Советско-германский пакт тридцать девятого года вызвал у нее такое возмущение, такой нервный срыв, что ее положили в больницу. Со школьных лет она была одержима идеей героического жертвенного подвига. Искала случая, чтобы его совершить». Очень дурно Арнштам говорил о Шелепине как о человеке, который несет немалую ответственность за то, что «цвет московской молодежи» угробили без всякого смысла и пользы. Там, куда забрасывали эти группы, в одну из которых входила Зоя, — сто километров от Москвы — условий для партизанской войны не было никаких, они были обречены.
С еще большим негодованием говорил он о матери Зои: она снимала пенки с гибели дочери, она славы ради вытолкнула в добровольцы младшего брата Зои, Александр Космодемьянский по возрасту еще не должен был призываться, и мальчишка погиб.
— Когда фильм был готов, — рассказывал Лео Оскарович, — я со страхом думал о том, как она его будет смотреть. Ведь там пытают и казнят героиню. Это актриса, но ведь за ней стоит ее дочь, ее страшная судьба. А она мне говорит: «По-моему, ее мало пытают». Я ужаснулся…»
И без того жестокая война унесла множество жизней, которые можно было сохранить, если бы не действовал принцип — «любой ценой!». Воевали так, как привыкли жить: не жалея человеческих жизней.
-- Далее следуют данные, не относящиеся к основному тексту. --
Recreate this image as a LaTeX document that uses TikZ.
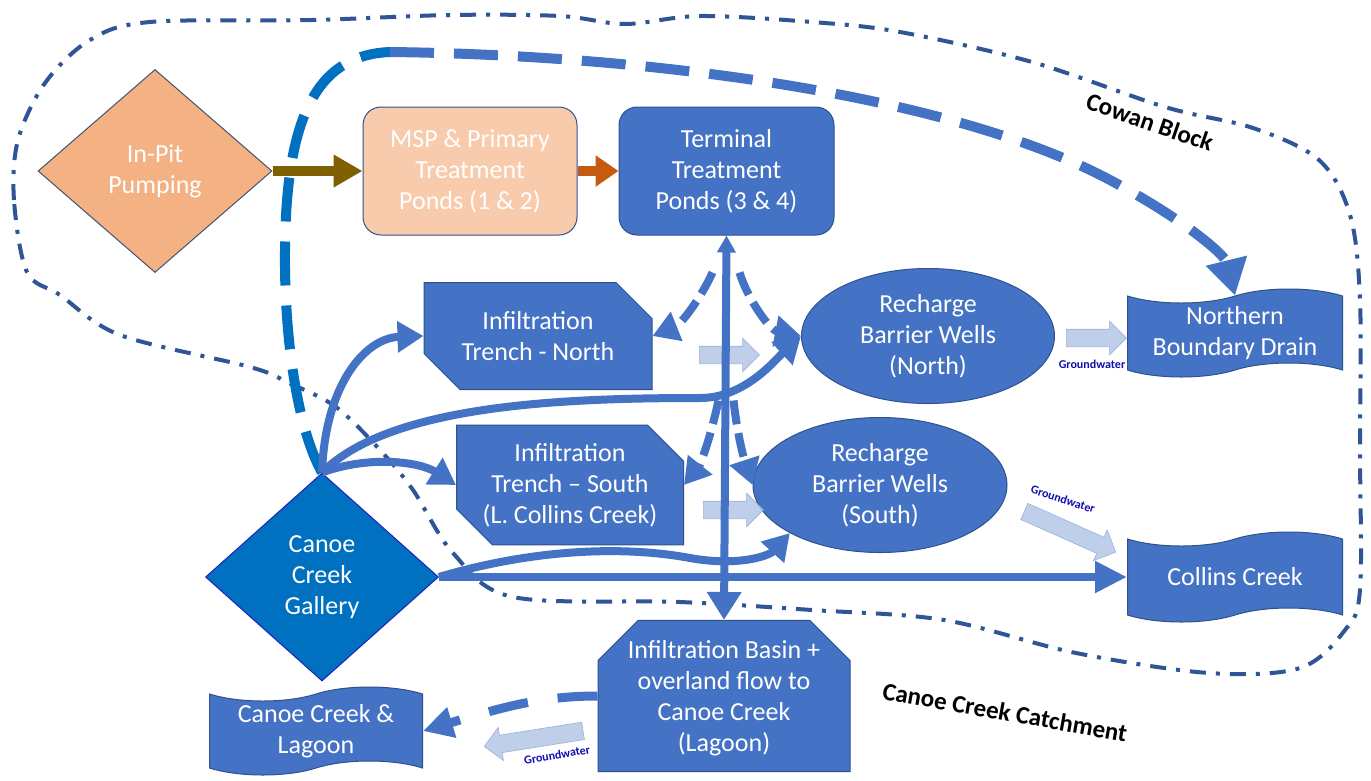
\documentclass[tikz,border=0pt]{standalone}
\usepackage{fontspec}
\setmainfont{Carlito}
\usepackage{tikz}
\usetikzlibrary{arrows.meta,positioning,calc,shapes.geometric,shapes.misc,shapes.symbols,shapes.arrows}
\definecolor{pondblue}{HTML}{4472C4}
\definecolor{pondedge}{HTML}{2F528F}
\definecolor{pitorange}{HTML}{F4B183}
\definecolor{pitedge}{HTML}{44546A}
\definecolor{msppeach}{HTML}{F8CBAD}
\definecolor{galblue}{HTML}{0070C0}
\definecolor{galedge}{HTML}{1F1FC0}
\definecolor{pumpolive}{HTML}{7F6000}
\definecolor{rust}{HTML}{C55A11}
\definecolor{gwlight}{HTML}{B4C7E7}
\definecolor{gwtext}{HTML}{1010B0}
\definecolor{bndblue}{HTML}{2F5597}

\begin{document}
\begin{tikzpicture}[x=1pt, y=-1pt, font=\fontsize{26}{31}\selectfont]
  \tikzstyle{pond}=[draw=pondedge, line width=1pt, fill=pondblue, text=white, align=center, inner sep=0pt]
  \tikzstyle{pitbox}=[pond, diamond, fill=pitorange, draw=pitedge, minimum width=234pt, minimum height=203pt]
  \tikzstyle{tankbox}=[pond, rounded corners=18pt, minimum width=214pt, minimum height=128pt]
  \tikzstyle{snipbox}=[pond, chamfered rectangle, chamfered rectangle xsep=18pt, chamfered rectangle ysep=18pt, chamfered rectangle corners={north east,south west}]
  \tikzstyle{wellbox}=[pond, ellipse, minimum width=253pt, minimum height=135pt]
  \tikzstyle{creekbox}=[pond, tape, tape bend height=14pt, minimum width=215pt, minimum height=88pt]
  \tikzstyle{flow}=[draw=pondblue, line width=8pt, -{Triangle[length=26pt,width=30pt]}]
  \tikzstyle{fan}=[flow, dash pattern=on 24pt off 9pt]
  \tikzstyle{bigdash}=[line width=10pt, dash pattern=on 44pt off 20pt]
  \tikzstyle{gw}=[single arrow, fill=gwlight, fill opacity=0.85, draw=gwlight!75!pondblue, line width=0.6pt, minimum height=60pt, inner xsep=0pt, inner ysep=8.5pt, single arrow head extend=8pt]
  \tikzstyle{gwlabel}=[text=gwtext, font=\fontsize{12}{14}\bfseries\selectfont]
  \tikzstyle{region}=[font=\fontsize{25}{30}\bfseries\selectfont]
  \tikzstyle{boundary}=[draw=bndblue, line width=4pt, dash pattern=on 16pt off 10pt on 4pt off 10pt]

  \fill[white] (0,0) rectangle (1371,780);
  \useasboundingbox (0,0) rectangle (1371,780);

  % Cowan Block limit
  \draw[boundary] plot[smooth cycle, tension=0.55] coordinates {
    (27,272) (14,200) (18,140) (45,83) (90,40) (150,22) (312,20) (450,15)
    (560,16) (625,24) (700,16) (812,22) (900,32) (1032,62) (1165,107)
    (1253,128) (1319,160) (1350,215) (1360,300) (1360,450) (1360,590)
    (1345,630) (1300,668) (1209,673) (1076,653) (944,620) (812,610)
    (680,602) (513,597) (453,553) (413,490) (380,450) (336,407) (289,383)
    (250,367) (120,335) (60,295)};

  % sources and treatment
  \node[pitbox] (pit) at (155,171) {In-Pit\\Pumping};
  \node[tankbox, fill=msppeach, right=90pt of pit] (msp) {MSP \& Primary\\Treatment\\Ponds (1 \& 2)};
  \node[tankbox, minimum width=215pt, right=41pt of msp] (term) {Terminal\\Treatment\\Ponds (3 \& 4)};
  \node[pond, diamond, fill=galblue, draw=galedge, minimum width=233pt, minimum height=208pt] (gal) at (322,577) {Canoe\\Creek\\Gallery};

  % recharge
  \node[snipbox, minimum width=228pt, minimum height=107pt] (trN) at (538,336) {Infiltration\\Trench - North};
  \node[snipbox, minimum width=227pt, minimum height=106pt] (trS) at (570,485) {Infiltration\\Trench -- South\\(L. Collins Creek)};
  \node[wellbox] (rbN) at (928,336) {Recharge\\Barrier Wells\\(North)};
  \node[wellbox, minimum width=254pt] (rbS) at (880,485) {Recharge\\Barrier Wells\\(South)};
  \node[pond, chamfered rectangle, chamfered rectangle xsep=20pt, chamfered rectangle ysep=20pt, chamfered rectangle corners={north west,north east}, minimum width=252pt, minimum height=128pt, text depth=-4pt] (basin) at (724,696) {Infiltration Basin +\\overland flow to\\Canoe Creek\\(Lagoon)};

  % receiving waters
  \node[creekbox] (nbd) at (1235,333) {Northern\\Boundary Drain};
  \node[creekbox, minimum height=90pt] (cc) at (1235,577) {Collins Creek};
  \node[creekbox, minimum width=213pt] (ccl) at (316,731) {Canoe Creek \&\\Lagoon};

  % groundwater movement
  \node[gw] (gwTN) at (725,355) {};
  \node[gw] (gwTS) at (729,510) {};
  \node[gw] (gwRN) at (1092,338) {};
  \node[gw, minimum height=100pt, rotate=-24] (gwRS) at (1066,530) {};
  \node[gw, minimum height=100pt, rotate=189] (gwB) at (538,738) {};
  \node[gwlabel] (gwRNtxt) at (1092,364) {Groundwater};
  \node[gwlabel, rotate=-18] (gwRStxt) at (1063,499) {Groundwater};
  \node[gwlabel, rotate=10] (gwBtxt) at (557,755) {Groundwater};

  % long route to the drain
  \coordinate (loopTop) at (390,52);
  \draw[bigdash, draw=galblue] (gal.north) .. controls (298,430) and (284,340) .. (285,250) .. controls (286,120) and (315,55) .. (loopTop);
  \draw[bigdash, draw=pondblue, -{Triangle[length=36pt,width=40pt]}] (loopTop) .. controls (650,55) and (950,95) .. (1110,180) .. controls (1185,220) and (1225,255) .. (nbd.north);

  % treatment train
  \draw[flow, draw=pumpolive, line width=10pt, -{Triangle[length=29pt,width=31pt]}] (pit.east) -- (msp.west);
  \draw[flow, draw=rust, line width=10pt, -{Triangle[length=23pt,width=30pt]}] (msp.east) -- (term.west);
  \draw[flow, {Triangle[length=17pt,width=18pt]}-{Triangle[length=28pt,width=33pt]}] (term.south) -- (basin.north);

  % dashed release from the terminal ponds
  \coordinate (fanNW) at ($(term.south)+(-14,37)$);
  \coordinate (fanNE) at ($(term.south)+(13,37)$);
  \coordinate (fanSW) at ($(term.south)+(-8,165)$);
  \coordinate (fanSE) at ($(term.south)+(7,165)$);
  \draw[fan] (fanNW) .. controls (700,300) and (680,325) .. (trN.east);
  \draw[fan] (fanNE) .. controls (748,300) and (770,330) .. (rbN.west);
  \draw[fan] (fanSW) .. controls (710,440) and (700,465) .. (trS.east);
  \draw[fan] (fanSE) .. controls (738,440) and (745,462) .. (rbS.west);

  % gallery outlets
  \draw[flow] (gal.north) .. controls (325,385) and (365,338) .. (trN.west);
  \draw[flow] (gal.north) .. controls (390,405) and (560,398) .. (700,398) .. controls (745,398) and (775,360) .. (rbN.west);
  \draw[flow] (gal.north) .. controls (370,455) and (420,462) .. (trS.west);
  \draw[flow] (gal.east) .. controls (530,550) and (620,545) .. (690,558) .. controls (740,567) and (770,555) .. (rbS.south west);
  \draw[flow, -{Triangle[length=32pt,width=30pt]}] (gal.east) -- (cc.west);

  % basin overflow
  \draw[flow, line width=9pt, dash pattern=on 40pt off 30pt, -{Triangle[length=30pt,width=30pt]}] (basin.west) .. controls (540,696) and (500,708) .. (ccl.east);

  \node[region, rotate=-19] (cowan) at (1150,122) {Cowan Block};
  \node[region, rotate=-10] (catch) at (1005,712) {Canoe Creek Catchment};
\end{tikzpicture}
\end{document}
Технику берегли — она стоила денег. За потерю танка или артиллерийского орудия командира могли отстранить от должности, отдать под трибунал. За бессмысленно погибших подчиненных спрашивали редко…
* * *
«Начальнику управления НКВД Московской области
старшему майору государственной безопасности
тов. Журавлеву
РАПОРТ
26 ноября 1941 г. помощник начальника оперпункта разведотдела 33 армии капитан Смирнов сообщил мне нижеследующий факт легкомысленного отношения к формированию диверсионных групп, предназначенных для действия в тылу противника.
Пушкинским райотделом УНКВД Московской области была сформирована диверсионная группа в составе четырнадцати человек. Боевая подготовка была произведена плохо, бойцы даже не умели обращаться с гранатами и горючей жидкостью. Начальник группы тов. Породин был назначен буквально за несколько минут до выступления и не знал своих бойцов.
При переходе линии фронта бойцы вели себя недисциплинированно, шумели, курили.
В нескольких стах метрах от линии фронта у одного из бойцов от неизвестной причины вспыхнула горючая жидкость. Снаряжение на нем было подогнано неправильно, он не имел возможности сбросить с себя сумку с горючей жидкостью, и пламя охватило его. Остальные бойцы растерялись, не знали, что им предпринять. Вскоре на них также вспыхнула одежда. Возникла паника.
Подоспевшие красноармейцы под угрозой оружия заставили горевших бойцов сбросить с себя одежду и этим несколько уменьшили количество жертв.
Два бойца от полученных ожогов умерли, три бойца получили тяжелые ожоги, пятеро получили ушибы и легкие ранения.
Работники разведотдела армии отмечают, что случаи плохого инструктажа перебрасываемых диверсионных групп не единичны, и просят принять соответствующие меры.
Оперуполномоченный 3-го КРО УНКВД МО младший лейтенант госбезопасности Шейнюк
27 ноября 1941 года».
Впрочем, случались и другие истории. Некоторые бойцы записывались в диверсионные группы, чтобы перейти на ту сторону фронта и дезертировать, — не хотели воевать. Особенно часто это происходило с теми, чьи семьи оказались на оккупированной территории. Они убегали из армии и надеялись пробраться к родным.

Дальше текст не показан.